_What this task involves_
Leave out every picture, and return exactly the lines from the line containing "What TikZ code" through the end of the records below, both inclusive.

Items listed in a dataset:
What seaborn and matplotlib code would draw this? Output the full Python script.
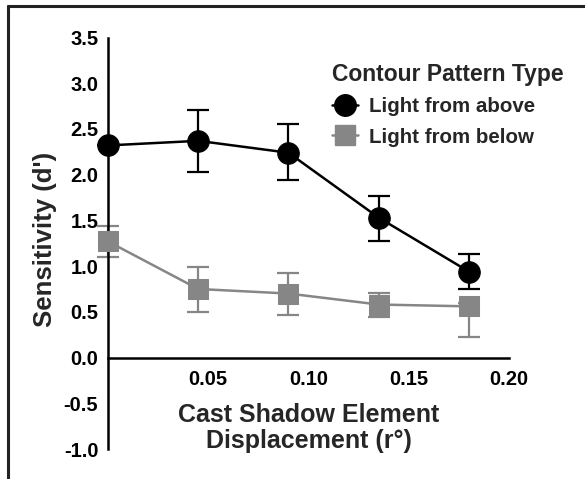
import matplotlib
matplotlib.use("Agg")
import matplotlib.pyplot as plt
from matplotlib.lines import Line2D
import seaborn as sns
import pandas as pd
import numpy as np

# Data
displacement = [0.0, 0.045, 0.09, 0.135, 0.18]
above_mean = [2.32, 2.37, 2.24, 1.53, 0.94]
above_lo = [2.32, 2.03, 1.94, 1.28, 0.75]
above_hi = [2.32, 2.71, 2.55, 1.77, 1.13]
below_mean = [1.27, 0.75, 0.70, 0.58, 0.56]
below_lo = [1.10, 0.50, 0.47, 0.44, 0.22]
below_hi = [1.44, 0.99, 0.93, 0.71, 0.60]
series_names = ["Light from above", "Light from below"]
legend_title = "Contour Pattern Type"
xticks = [0.05, 0.10, 0.15, 0.20]
xtick_labels = ["0.05", "0.10", "0.15", "0.20"]
yticks = [-1.0, -0.5, 0.0, 0.5, 1.0, 1.5, 2.0, 2.5, 3.0, 3.5]
ytick_labels = ["-1.0", "-0.5", "0.0", "0.5", "1.0", "1.5", "2.0", "2.5", "3.0", "3.5"]

sns.set_style("white")
plt.rcParams["font.family"] = ["Liberation Sans", "DejaVu Sans"]
plt.rcParams["font.weight"] = "bold"

df = pd.DataFrame({
    "x": displacement * 2,
    "y": above_mean + below_mean,
    "series": [series_names[0]] * 5 + [series_names[1]] * 5,
})

fig = plt.figure(figsize=(5.85, 4.79), dpi=100)
ax = fig.add_axes([0.1846, 0.0626, 0.6855, 0.8591])

black = "#000000"
gray = "#868686"

# gray series (drawn first)
sub = df[df.series == series_names[1]]
ax.errorbar(sub.x, sub.y,
            yerr=[np.array(below_mean) - np.array(below_lo), np.array(below_hi) - np.array(below_mean)],
            fmt="none", ecolor=gray, elinewidth=1.6, capsize=8, capthick=1.6, clip_on=False, zorder=2)
sns.lineplot(data=sub, x="x", y="y", color=gray, marker="s", markersize=15,
             markeredgecolor=gray, linewidth=1.8, ax=ax, clip_on=False, zorder=3, legend=False)

sub = df[df.series == series_names[0]]
ax.errorbar(sub.x, sub.y,
            yerr=[np.array(above_mean) - np.array(above_lo), np.array(above_hi) - np.array(above_mean)],
            fmt="none", ecolor=black, elinewidth=1.6, capsize=8, capthick=1.6, clip_on=False, zorder=4)
sns.lineplot(data=sub, x="x", y="y", color=black, marker="o", markersize=15.5,
             markeredgecolor=black, linewidth=1.8, ax=ax, clip_on=False, zorder=5, legend=False)

for s in ["top", "right"]:
    ax.spines[s].set_visible(False)
ax.spines["bottom"].set_position(("data", 0))
for s in ["left", "bottom"]:
    ax.spines[s].set_linewidth(1.8)
    ax.spines[s].set_color("black")

ax.set_xlim(0, 0.2)
ax.set_ylim(-1.0, 3.5)
ax.set_xticks(xticks)
ax.set_xticklabels(xtick_labels, fontsize=14.5, fontweight="bold")
ax.set_yticks(yticks)
ax.set_yticklabels(ytick_labels, fontsize=14.5, fontweight="bold")
ax.tick_params(axis="both", direction="out", length=6, width=1.8, colors="black", labelsize=14.5)
ax.tick_params(axis="y", pad=1)
ax.tick_params(axis="x", pad=3)

ax.set_xlabel("Cast Shadow Element\nDisplacement (r°)", fontsize=18, fontweight="bold",
              linespacing=1.1)
ax.xaxis.set_label_coords(0.5, 0.112)
ax.set_ylabel("Sensitivity (d')", fontsize=18.5, fontweight="bold")
ax.yaxis.set_label_coords(-0.126, 0.51)

handles = [
    Line2D([], [], color=black, marker="o", markersize=15.5, linewidth=1.8),
    Line2D([], [], color=gray, marker="s", markersize=15, linewidth=1.8),
]
leg = ax.legend(handles, series_names, title=legend_title, frameon=False,
                loc="upper left", bbox_to_anchor=(0.523, 0.973),
                prop={"size": 14.8, "weight": "bold"},
                title_fontproperties={"size": 16.5, "weight": "bold"},
                handlelength=1.25, handletextpad=0.55, labelspacing=0.55, borderpad=0.2)
leg._legend_box.align = "left"

# frame lines (left and top)
fig.add_artist(Line2D([8 / 585, 8 / 585], [0, 1 - 6 / 479], color="#222222", linewidth=2.2,
                      transform=fig.transFigure))
fig.add_artist(Line2D([8 / 585, 1], [1 - 6 / 479, 1 - 6 / 479], color="#222222", linewidth=2.2,
                      transform=fig.transFigure))

fig.savefig("out.png", dpi=100)
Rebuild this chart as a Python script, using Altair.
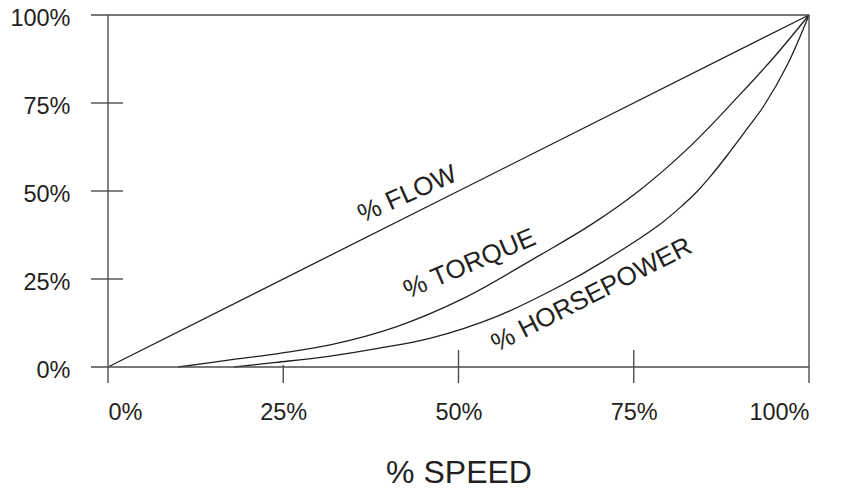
import altair as alt
import pandas as pd

# ---- data ----
flow_speed = [0, 100]
flow_value = [0, 100]

torque_speed = [10, 17.4, 24.5, 31.7, 41.2, 50.7, 61.8, 68.8, 75.9, 83.0, 90.1, 95.0, 100]
torque_value = [0, 2.0, 3.9, 6.3, 11.5, 19.5, 32.0, 40.3, 50.3, 62.6, 77.3, 88.0, 100]

hp_speed = [18, 24, 31.7, 38.5, 45.9, 55.4, 64.5, 70.5, 78.7, 82.0, 84.0, 86.0, 88.2, 91.1, 93.5, 96.9, 100]
hp_value = [0, 1.3, 3.1, 5.3, 8.1, 14.3, 23.0, 29.8, 40.5, 46.0, 49.8, 54.3, 59.8, 67.5, 74.0, 85.8, 100]

x_ticks = [0, 25, 50, 75, 100]
y_ticks = [0, 25, 50, 75, 100]

label_text = ["% FLOW", "% TORQUE", "% HORSEPOWER"]
label_speed = [42.7, 51.6, 69.0]
label_value = [49.1, 29.3, 20.5]

ink = "#231f20"
frame = "#4d4d4d"
font = "Liberation Sans"

rows = []
for name, xs, ys in [("FLOW", flow_speed, flow_value),
                     ("TORQUE", torque_speed, torque_value),
                     ("HORSEPOWER", hp_speed, hp_value)]:
    for i, (a, b) in enumerate(zip(xs, ys)):
        rows.append({"series": name, "speed": a, "value": b, "order": i})
df = pd.DataFrame(rows)

xscale = alt.Scale(domain=[0, 100], nice=False, zero=False)
yscale = alt.Scale(domain=[0, 100], nice=False, zero=False)

W, H = 701, 352

lines = alt.Chart(df).mark_line(color=ink, strokeWidth=1.3, interpolate="catmull-rom").encode(
    x=alt.X("speed:Q", scale=xscale,
            axis=alt.Axis(values=x_ticks, labelExpr="datum.value + '%'",
                          labelPadding=33, titlePadding=34, titleFontSize=32,
                          titleFontWeight="normal", titleFont=font, titleColor=ink),
            title="% SPEED"),
    y=alt.Y("value:Q", scale=yscale,
            axis=alt.Axis(values=y_ticks, labelExpr="datum.value + '%'",
                          labelPadding=38, labelOffset=3),
            title=""),
    detail="series:N",
    order="order:Q",
)

# frame & ticks (decoration positioned by the scales)
yt = pd.DataFrame({"v": y_ticks})
xt = pd.DataFrame({"v": x_ticks})

h_full = alt.Chart(yt[yt.v.isin([0, 100])]).mark_rule(color=frame, strokeWidth=1.4).encode(
    y=alt.Y("v:Q", scale=yscale), x=alt.value(-17), x2=alt.value(W))
h_ticks = alt.Chart(yt[yt.v.isin([25, 50, 75])]).mark_rule(color=frame, strokeWidth=1.4).encode(
    y=alt.Y("v:Q", scale=yscale), x=alt.value(-17), x2=alt.value(15))
v_full = alt.Chart(xt[xt.v.isin([0, 100])]).mark_rule(color=frame, strokeWidth=1.4).encode(
    x=alt.X("v:Q", scale=xscale), y=alt.value(0), y2=alt.value(H + 16))
v_ticks = alt.Chart(xt[xt.v.isin([50, 75])]).mark_rule(color=frame, strokeWidth=1.4).encode(
    x=alt.X("v:Q", scale=xscale), y=alt.value(H - 17), y2=alt.value(H + 16))
v_short = alt.Chart(xt[xt.v.isin([25])]).mark_rule(color=frame, strokeWidth=1.4).encode(
    x=alt.X("v:Q", scale=xscale), y=alt.value(H - 2), y2=alt.value(H + 16))

angles = [336, 337, 333]
texts = []
for t, sx, sy, ang in zip(label_text, label_speed, label_value, angles):
    d = pd.DataFrame({"label": [t], "speed": [sx], "value": [sy]})
    texts.append(
        alt.Chart(d).mark_text(font=font, fontSize=26, color=ink, angle=ang,
                               align="center", baseline="middle").encode(
            x=alt.X("speed:Q", scale=xscale),
            y=alt.Y("value:Q", scale=yscale),
            text="label:N")
    )

chart = alt.layer(lines, h_full, h_ticks, v_full, v_ticks, v_short, *texts).properties(
    width=W, height=H,
    autosize=alt.AutoSizeParams(type="none"),
    padding={"left": 100, "top": 7, "right": 28, "bottom": 116},
    background="white",
).configure_view(strokeWidth=0).configure_axis(
    domain=False, ticks=False, grid=False,
    labelFont=font, labelFontSize=23.5, labelColor=ink,
)

chart.save("out.html", embed_options={"renderer": "svg", "actions": False})
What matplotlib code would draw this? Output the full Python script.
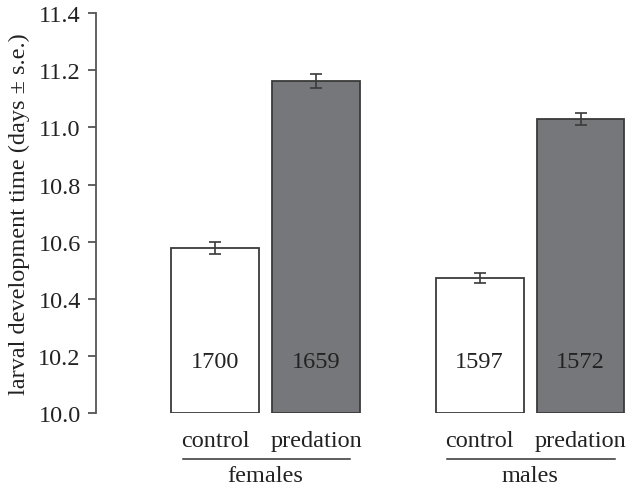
import matplotlib.pyplot as plt
import matplotlib.transforms as mtransforms

plt.rcParams['font.family'] = ['Liberation Serif', 'DejaVu Serif']

# data
groups = ['females', 'males']
treatments = ['control', 'predation']
means = [10.578, 11.163, 10.473, 11.030]
errors = [0.020, 0.024, 0.019, 0.022]
counts = ['1700', '1659', '1597', '1572']
positions = [0, 1, 2.62, 3.62]
fills = ['white', '#76777a', 'white', '#76777a']

FS = 17.5

fig = plt.figure(figsize=(6.28, 4.89), dpi=100)
ax = fig.add_axes([0.153, 0.153, 0.847, 0.818])

ax.bar(positions, [m - 10.0 for m in means], bottom=10.0, width=0.87,
       color=fills, edgecolor='#3a3a3a', linewidth=1.3, zorder=2)
ax.errorbar(positions, means, yerr=errors, fmt='none', ecolor='#3a3a3a',
            elinewidth=1.2, capsize=4, capthick=1.2, zorder=3)

for x, n in zip(positions, counts):
    ax.text(x, 10.18, n, ha='center', va='center', fontsize=FS, color='#222222')

ax.set_xlim(-1.18, 4.09)
ax.set_ylim(10.0, 11.4)
ax.set_yticks([10.0, 10.2, 10.4, 10.6, 10.8, 11.0, 11.2, 11.4])
ax.set_yticklabels(['10.0', '10.2', '10.4', '10.6', '10.8', '11.0', '11.2', '11.4'])
ax.tick_params(axis='y', direction='out', length=6, width=1.3, color='#555555',
               labelsize=FS, labelcolor='#222222', pad=5)
ax.set_xticks([])
for s in ['top', 'right', 'bottom']:
    ax.spines[s].set_visible(False)
ax.spines['left'].set_color('#555555')
ax.spines['left'].set_linewidth(1.3)
ax.set_ylabel('larval development time (days ± s.e.)', fontsize=FS,
              color='#222222', labelpad=6)

# category and group labels below the axis
trans = mtransforms.blended_transform_factory(ax.transData, fig.transFigure)
for x, t in zip(positions, treatments * 2):
    ax.text(x, 1 - 442 / 489, t, transform=trans, ha='center', va='center',
            fontsize=FS, color='#222222')
for i, g in enumerate(groups):
    x0 = positions[2 * i]
    x1 = positions[2 * i + 1]
    ax.plot([x0 - 0.32, x1 + 0.34], [1 - 460 / 489] * 2, transform=trans,
            color='#333333', linewidth=1.1, clip_on=False)
    ax.text((x0 + x1) / 2, 1 - 477 / 489, g, transform=trans, ha='center',
            va='center', fontsize=FS, color='#222222')

fig.savefig('out.png', dpi=100)
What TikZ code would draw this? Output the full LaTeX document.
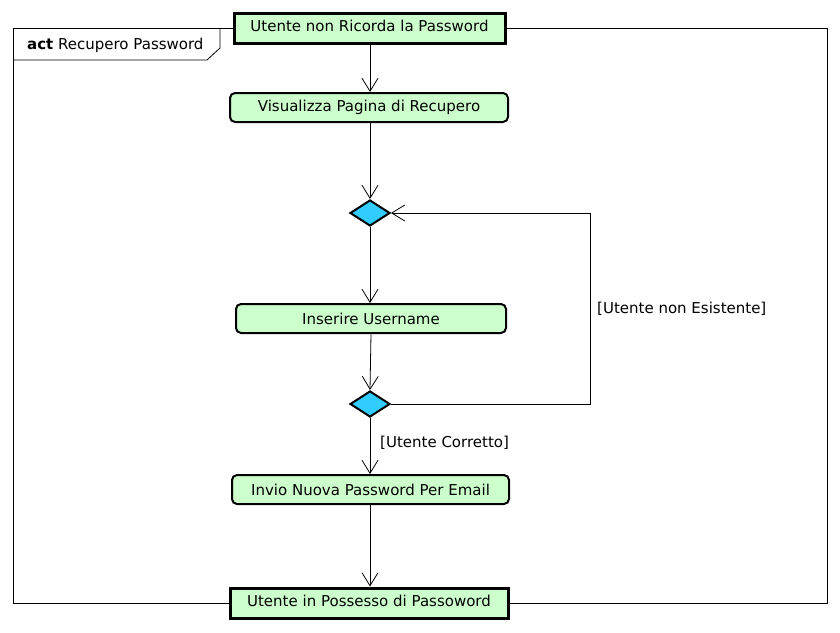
\documentclass[tikz,border=0pt]{standalone}
\usepackage{fontspec}
\setmainfont{DejaVu Sans}
\usetikzlibrary{arrows.meta,shapes.geometric}
\definecolor{actgreen}{HTML}{CCFFCC}
\definecolor{decblue}{HTML}{33CCFF}
\newcommand{\uplift}[1]{\raisebox{5pt}{#1}}
\begin{document}
\begin{tikzpicture}[x=1pt,y=-1pt,
  font=\fontsize{15}{18}\selectfont,
  flow/.style={draw=black,line width=0.8pt,-{Straight Barb[length=13pt,width=16pt,line width=0.8pt]}},
  actbox/.style={draw=black,fill=actgreen,line width=2pt,rounded corners=5pt,minimum width=278pt,minimum height=29pt,inner sep=0pt},
  termbox/.style={draw=black,fill=actgreen,line width=3pt,minimum height=30pt,inner sep=0pt},
  decbox/.style={draw=black,fill=decblue,line width=2pt,diamond,minimum width=40pt,minimum height=26pt,inner sep=0pt,aspect=1.54},
  guard/.style={inner sep=0pt,anchor=west}]
\useasboundingbox (0,0) rectangle (840,632);
% frame
\draw[line width=0.8pt] (13,28) rectangle (827,603);
\draw[line width=0.8pt] (13,60) -- (207,60) -- (220,48) -- (220,28);
\node[guard] (title) at (27,45) {\textbf{act} Recupero Password};
% nodes
\node[termbox,minimum width=271pt] (start) at (369.5,28) {\uplift{Utente non Ricorda la Password}};
\node[actbox] (vis) at (369,107.5) {Visualizza Pagina di Recupero};
\node[decbox] (d1) at (370,213) {};
\node[actbox,minimum width=270pt] (ins) at (371,318.5) {Inserire Username};
\node[decbox] (d2) at (370,404) {};
\node[actbox,minimum width=277pt] (inv) at (370.5,489.5) {Invio Nuova Password Per Email};
\node[termbox,minimum width=278pt] (fin) at (369,603) {\uplift{Utente in Possesso di Passoword}};
% connectors
\draw[flow] (start.south -| d1) -- (vis.north -| d1);
\draw[flow] (vis.south -| d1) -- (d1.north);
\draw[flow] (d1.south) -- (ins.north -| d1);
\draw[flow] (ins.south) -- (d2.north);
\draw[flow] (d2.south) -- (inv.north -| d2);
\draw[flow] (inv.south -| d2) -- (fin.north -| d2);
\coordinate (c1) at (590,404);
\coordinate (c2) at (590,213);
\draw[flow] (d2.east) -- (c1) -- (c2) -- (d1.east);
\node[guard] (g1) at (597,309) {[Utente non Esistente]};
\node[guard] (g2) at (380,443) {[Utente Corretto]};
\end{tikzpicture}
\end{document}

_Response below_
What TikZ code would draw this? Output the full LaTeX document.
\documentclass[tikz,border=0pt]{standalone}
\usepackage{fontspec}
\setmainfont{DejaVu Sans}
\usetikzlibrary{arrows.meta,shapes.geometric}
\definecolor{actgreen}{HTML}{CCFFCC}
\definecolor{decblue}{HTML}{33CCFF}
\newcommand{\uplift}[1]{\raisebox{5pt}{#1}}
\begin{document}
\begin{tikzpicture}[x=1pt,y=-1pt,
  font=\fontsize{15}{18}\selectfont,
  flow/.style={draw=black,line width=0.8pt,-{Straight Barb[length=13pt,width=16pt,line width=0.8pt]}},
  actbox/.style={draw=black,fill=actgreen,line width=2pt,rounded corners=5pt,minimum width=278pt,minimum height=29pt,inner sep=0pt},
  termbox/.style={draw=black,fill=actgreen,line width=3pt,minimum height=30pt,inner sep=0pt},
  decbox/.style={draw=black,fill=decblue,line width=2pt,diamond,minimum width=40pt,minimum height=26pt,inner sep=0pt,aspect=1.54},
  guard/.style={inner sep=0pt,anchor=west}]
\useasboundingbox (0,0) rectangle (840,632);
% frame
\draw[line width=0.8pt] (13,28) rectangle (827,603);
\draw[line width=0.8pt] (13,60) -- (207,60) -- (220,48) -- (220,28);
\node[guard] (title) at (27,45) {\textbf{act} Recupero Password};
% nodes
\node[termbox,minimum width=271pt] (start) at (369.5,28) {\uplift{Utente non Ricorda la Password}};
\node[actbox] (vis) at (369,107.5) {Visualizza Pagina di Recupero};
\node[decbox] (d1) at (370,213) {};
\node[actbox,minimum width=270pt] (ins) at (371,318.5) {Inserire Username};
\node[decbox] (d2) at (370,404) {};
\node[actbox,minimum width=277pt] (inv) at (370.5,489.5) {Invio Nuova Password Per Email};
\node[termbox,minimum width=278pt] (fin) at (369,603) {\uplift{Utente in Possesso di Passoword}};
% connectors
\draw[flow] (start.south -| d1) -- (vis.north -| d1);
\draw[flow] (vis.south -| d1) -- (d1.north);
\draw[flow] (d1.south) -- (ins.north -| d1);
\draw[flow] (ins.south) -- (d2.north);
\draw[flow] (d2.south) -- (inv.north -| d2);
\draw[flow] (inv.south -| d2) -- (fin.north -| d2);
\coordinate (c1) at (590,404);
\coordinate (c2) at (590,213);
\draw[flow] (d2.east) -- (c1) -- (c2) -- (d1.east);
\node[guard] (g1) at (597,309) {[Utente non Esistente]};
\node[guard] (g2) at (380,443) {[Utente Corretto]};
\end{tikzpicture}
\end{document}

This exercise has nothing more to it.